Top left, moving clockwise: mushroom tlayudita with Oaxacan cheese; avocado and black bean tacos; the entrance to For All Things Good

For now, it’s still warm enough for nighttime outdoor tacos. Anti-taco policies, as a matter of principle, never last too long.

“I wouldn’t say anything pushed us over the edge,” Diaz said when I asked him what led to the decision to put tacos on the menu. “Maybe we felt bad for shunning tacos so hard.” Aficionados should keep in mind, however, that these creations are, with one or two exceptions, only available at dinner. “We don’t have tacos on our daytime menu because we wanted people to really look at the menu and start to learn more than the usual suspects you find on a menu for Mexican food.”

For All Good Thing’s tacos, to be sure, are far from the usual suspects. In line with the venue’s vegetable-forward ethos, Diaz offers just a single meat variant: green chorizo. Crumbly sausage, laced with herbs, functions as a paean to cilantro in all its complexity. Some bites involve rich sausage checked by the vernal, verdant perfumes of tangy salsa verde; other bites let the oily meat come through more powerfully, with just a few herbal fronds teasing the palate with ripe grassiness.

King oyster mushrooms, maitake mushroom paste, and pickled red onions sit atop blue corn tortillas as part of the mushroom taco preparation
Mushroom tacos

Long bean tacos, in turn, are just that, verdant haricots verts that seem to glow in the dark from chile oil. The taco delivers a hit of corn, a few snaps of vegetable, and a long, tongue-stinging uppercut of morita chiles. And then there’s the majestic mushroom two ways: The kitchen slices king oyster fungi and cooks them to the slippery, jiggly texture of butter poached lobster. The taste is mild and easygoing until an unctuous paste of hen of the woods mushroom hits the palate, unleashing a gale of woodsy musk. Imagine a truffle-strewn forest after a fresh rain. Then, finally, the subtle and almost flinty punch of a warm, blue corn tortilla prepares the palate for more eating.

As things get colder, keep in mind that For All Things Good isn’t purchasing heat lamps for its seven outdoor tables. Diaz said that the restaurant is instead putting money toward a liquor license application; it might also debut a larger streetside seating area in the spring.

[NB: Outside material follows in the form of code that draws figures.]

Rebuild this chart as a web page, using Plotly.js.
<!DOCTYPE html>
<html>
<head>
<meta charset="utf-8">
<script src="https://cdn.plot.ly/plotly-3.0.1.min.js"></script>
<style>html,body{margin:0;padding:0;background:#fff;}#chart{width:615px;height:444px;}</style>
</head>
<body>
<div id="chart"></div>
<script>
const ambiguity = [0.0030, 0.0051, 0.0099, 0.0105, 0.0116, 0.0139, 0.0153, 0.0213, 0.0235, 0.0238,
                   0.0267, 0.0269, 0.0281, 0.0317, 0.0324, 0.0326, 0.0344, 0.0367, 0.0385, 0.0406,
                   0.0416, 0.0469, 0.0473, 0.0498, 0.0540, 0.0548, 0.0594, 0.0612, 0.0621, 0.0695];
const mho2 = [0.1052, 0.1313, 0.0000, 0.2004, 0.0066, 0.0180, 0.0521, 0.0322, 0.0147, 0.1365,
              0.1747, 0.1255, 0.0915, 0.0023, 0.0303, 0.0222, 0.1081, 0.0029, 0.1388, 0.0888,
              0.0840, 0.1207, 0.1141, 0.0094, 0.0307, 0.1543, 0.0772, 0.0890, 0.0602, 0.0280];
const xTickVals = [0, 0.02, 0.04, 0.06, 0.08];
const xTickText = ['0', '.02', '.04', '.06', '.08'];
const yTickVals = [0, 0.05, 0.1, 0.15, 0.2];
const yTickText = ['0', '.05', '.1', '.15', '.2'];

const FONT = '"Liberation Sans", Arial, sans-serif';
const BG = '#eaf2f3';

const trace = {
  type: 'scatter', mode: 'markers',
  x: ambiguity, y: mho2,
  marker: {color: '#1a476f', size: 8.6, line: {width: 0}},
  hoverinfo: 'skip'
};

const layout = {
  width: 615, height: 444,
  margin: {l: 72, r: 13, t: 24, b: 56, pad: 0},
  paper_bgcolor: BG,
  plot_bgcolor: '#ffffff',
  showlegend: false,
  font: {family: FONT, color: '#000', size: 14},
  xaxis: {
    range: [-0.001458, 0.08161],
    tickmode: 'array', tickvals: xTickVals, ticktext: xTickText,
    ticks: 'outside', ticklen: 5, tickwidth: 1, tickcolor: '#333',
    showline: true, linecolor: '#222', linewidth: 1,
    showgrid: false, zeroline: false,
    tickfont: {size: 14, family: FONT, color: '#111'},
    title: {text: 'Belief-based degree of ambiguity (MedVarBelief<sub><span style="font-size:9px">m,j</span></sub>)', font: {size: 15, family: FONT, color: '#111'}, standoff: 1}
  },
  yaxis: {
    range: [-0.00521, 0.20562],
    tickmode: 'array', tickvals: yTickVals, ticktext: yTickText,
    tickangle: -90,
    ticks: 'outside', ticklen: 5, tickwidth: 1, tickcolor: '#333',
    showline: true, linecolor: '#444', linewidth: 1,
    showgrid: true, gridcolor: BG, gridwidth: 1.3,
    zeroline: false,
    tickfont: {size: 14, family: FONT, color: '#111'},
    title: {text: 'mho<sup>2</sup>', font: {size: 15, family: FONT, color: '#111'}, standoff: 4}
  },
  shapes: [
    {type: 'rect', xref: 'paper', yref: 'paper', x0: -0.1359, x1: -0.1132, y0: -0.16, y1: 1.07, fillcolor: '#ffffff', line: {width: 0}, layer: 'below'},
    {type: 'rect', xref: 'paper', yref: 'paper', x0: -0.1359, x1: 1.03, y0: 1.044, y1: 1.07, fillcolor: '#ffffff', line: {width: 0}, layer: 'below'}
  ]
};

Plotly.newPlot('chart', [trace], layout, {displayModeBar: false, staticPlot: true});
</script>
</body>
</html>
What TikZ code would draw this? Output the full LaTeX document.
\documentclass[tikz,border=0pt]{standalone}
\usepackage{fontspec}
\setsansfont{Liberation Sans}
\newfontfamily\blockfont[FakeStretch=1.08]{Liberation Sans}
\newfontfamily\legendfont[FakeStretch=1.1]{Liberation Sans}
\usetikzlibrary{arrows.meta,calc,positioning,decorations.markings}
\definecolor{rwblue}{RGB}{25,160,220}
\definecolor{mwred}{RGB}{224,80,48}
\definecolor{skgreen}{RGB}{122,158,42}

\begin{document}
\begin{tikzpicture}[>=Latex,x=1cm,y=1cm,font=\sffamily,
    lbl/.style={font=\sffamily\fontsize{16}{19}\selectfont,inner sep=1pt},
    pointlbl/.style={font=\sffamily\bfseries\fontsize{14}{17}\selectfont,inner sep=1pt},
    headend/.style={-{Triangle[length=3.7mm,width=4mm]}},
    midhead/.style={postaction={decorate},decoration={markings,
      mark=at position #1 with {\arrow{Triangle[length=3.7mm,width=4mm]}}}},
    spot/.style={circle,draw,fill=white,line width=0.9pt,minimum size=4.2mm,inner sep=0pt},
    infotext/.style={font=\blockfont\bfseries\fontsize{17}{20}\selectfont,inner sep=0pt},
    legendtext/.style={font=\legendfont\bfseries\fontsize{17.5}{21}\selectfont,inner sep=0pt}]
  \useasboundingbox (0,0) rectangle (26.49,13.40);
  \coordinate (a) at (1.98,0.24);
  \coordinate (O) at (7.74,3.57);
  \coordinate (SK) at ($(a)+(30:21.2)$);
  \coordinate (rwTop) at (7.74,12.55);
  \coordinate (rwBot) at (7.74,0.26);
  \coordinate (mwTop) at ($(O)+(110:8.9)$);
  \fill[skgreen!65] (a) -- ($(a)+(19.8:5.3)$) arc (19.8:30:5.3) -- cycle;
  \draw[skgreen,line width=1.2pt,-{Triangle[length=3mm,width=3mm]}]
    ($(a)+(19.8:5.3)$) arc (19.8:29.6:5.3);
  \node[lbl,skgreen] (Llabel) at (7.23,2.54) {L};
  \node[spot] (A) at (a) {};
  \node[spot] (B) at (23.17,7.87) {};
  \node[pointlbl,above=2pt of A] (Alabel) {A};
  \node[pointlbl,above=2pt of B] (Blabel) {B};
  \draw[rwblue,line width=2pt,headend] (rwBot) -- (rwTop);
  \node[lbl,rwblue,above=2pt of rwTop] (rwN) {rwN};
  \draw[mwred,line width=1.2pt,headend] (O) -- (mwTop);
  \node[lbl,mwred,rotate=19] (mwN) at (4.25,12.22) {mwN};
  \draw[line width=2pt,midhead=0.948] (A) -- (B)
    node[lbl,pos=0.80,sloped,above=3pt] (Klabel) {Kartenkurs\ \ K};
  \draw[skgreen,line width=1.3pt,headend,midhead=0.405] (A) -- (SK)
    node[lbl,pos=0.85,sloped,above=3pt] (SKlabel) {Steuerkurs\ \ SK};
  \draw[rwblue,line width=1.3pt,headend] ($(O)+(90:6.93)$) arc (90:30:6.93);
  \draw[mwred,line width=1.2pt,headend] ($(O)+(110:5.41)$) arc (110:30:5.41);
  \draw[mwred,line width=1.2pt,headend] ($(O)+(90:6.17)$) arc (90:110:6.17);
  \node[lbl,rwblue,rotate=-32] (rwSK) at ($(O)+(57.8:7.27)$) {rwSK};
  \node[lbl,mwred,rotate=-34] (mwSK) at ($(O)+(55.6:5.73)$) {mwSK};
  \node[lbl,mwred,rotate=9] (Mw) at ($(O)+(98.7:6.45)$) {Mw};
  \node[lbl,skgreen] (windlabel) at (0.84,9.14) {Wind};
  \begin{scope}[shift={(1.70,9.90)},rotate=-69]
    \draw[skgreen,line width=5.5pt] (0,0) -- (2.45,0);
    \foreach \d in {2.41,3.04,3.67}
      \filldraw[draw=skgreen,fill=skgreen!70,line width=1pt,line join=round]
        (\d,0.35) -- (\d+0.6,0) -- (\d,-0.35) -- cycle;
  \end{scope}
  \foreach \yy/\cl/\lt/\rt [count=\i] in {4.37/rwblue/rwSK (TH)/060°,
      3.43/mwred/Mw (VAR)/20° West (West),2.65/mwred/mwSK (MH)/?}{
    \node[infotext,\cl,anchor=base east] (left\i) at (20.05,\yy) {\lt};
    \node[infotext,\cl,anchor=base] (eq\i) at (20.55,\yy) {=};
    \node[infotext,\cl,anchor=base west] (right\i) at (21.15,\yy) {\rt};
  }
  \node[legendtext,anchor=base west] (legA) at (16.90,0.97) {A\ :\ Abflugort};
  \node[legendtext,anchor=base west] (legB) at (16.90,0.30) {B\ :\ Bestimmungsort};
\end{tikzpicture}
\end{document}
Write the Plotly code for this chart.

Sunnyside up egg sits atop an avocado memela on a white plate
Avocado memela with a sunny-side up egg

The lack of traditional comforts or indulgences — things that might encourage folks to linger — might not be the worst strategy as fall turns to winter. While COVID-19 cases tick up throughout the city, certain high-profile establishments are trying to make dining out as close to the pre-pandemic experience as possible for their moneyed clientele, with the only real disruption being the state requirement to wear a mask while walking to the restroom.

By contrast, a class of leaner and younger operators, be it the Thai Diner crew, the Bolivian Llama Party brothers, the Very Fresh Noodles guys, and the For All Good Things team are tweaking the business model of dining out to ensure that things are safer and fairer for their own staffers, even if it means making things a bit more inconvenient for customers. Sometimes that means ordering via QR codes. Sometimes it means outdoor-only dining. Sometimes it means takeout-only. Either way, these are the types of boundary-pushing venues that many seem more interested in patronizing than some generic Manhattan spot that continues to sell cod on nice plates for $39.

And really, a nice hot cup of atole will keep you warmer than a heat lamp.